La concessione dei termini ex art. 183, c. 6 c.p.c. non costituisce un obbligo a carico del Magistrato quanto piuttosto una sua facoltà.
Questa è la conclusione cui è giunta la Corte di Cassazione nel corso degli ultimi anni e recentemente ribadita con l’ordinanza n. 1366 dell’anno 2018.
Precisa la Corte infatti che: “la tesi (omissis) che implica l’obbligatorietà della concessione dei termini di cui alla norma in rubrica, ove richiesti dalle parti, si scontra con la più recente giurisprudenza di questa Corte che in più occasioni ha avuto modo di ribadire che (cfr. Cass. n. 4767/2016) in forza del combinato disposto dell’art. 187, comma 1, c.p.c. e dell’art. 80-bis disp. att. c.p.c., in sede di udienza fissata per la prima comparizione delle parti e la trattazione della causa ex art. 183 c.p.c., la richiesta della parte di concessione di termine ai sensi del comma 6 di detto articolo non preclude al giudice di esercitare il potere di invitare le parti a precisare le conclusioni ed assegnare la causa in decisione, atteso che, ogni diversa interpretazione (omissis) delle norme suddette, comportando il rischio di richieste puramente strumentali, si porrebbe in contrasto con il principio costituzionale della durata ragionevole del processo, oltre che con il “favor” legislativo per una decisione immediata della causa desumibile dall’art. 189 c.p.c. (conf. Cass. n. 7474/2017; Cass. n. 8287/2017)”.

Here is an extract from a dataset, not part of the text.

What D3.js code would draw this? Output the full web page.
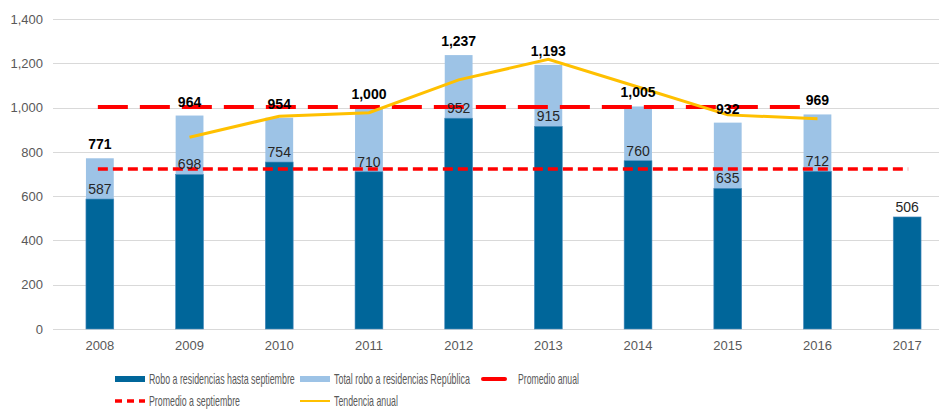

Nelle pronunce richiamate la Corte di Cassazione ha ritenuto che il Giudice potesse legittimamente fissare direttamente l’udienza di precisazione delle conclusioni ogniqualvolta vi fossero questioni pregiudiziali di rito o preliminari di merito o, ancora, nel caso in cui fosse possibile giungere immediatamente ad una decisione sulla base delle allegazioni delle parti senza dover svolgere alcuna ulteriore attività istruttoria.
E ciò, a detta della Corte, in forza del combinato disposto degli artt. 187 comma 1 c.p.c. e 80 bis disp. atti. c.p.c. nonché alla luce del principio di ragionevole durata del processo ex art. 111 Cost.
Restano comunque alcune perplessità in merito, così come accennate nel convegno “Le principali questioni in tema di prove civili: ammissione, assunzione, valutazione, prove atipiche e non contestazione” tenutosi a Lodi il 13.04.18 con particolare riferimento al rapporto fra l’art. 80 disp. att. c.p.c. e l’art. 183 c.p.c. (definita come norma speciale e successiva rispetto alla prima).
È inoltre indubbio come in precedenza, dall’entrata in vigore del nuovo art. 183 c.p.c., la giurisprudenza di merito si sia attenuta a un’interpretazione differente, volta a valorizzare il dato letterale della norma che testualmente prevede: “se richiesto, il giudice concede”.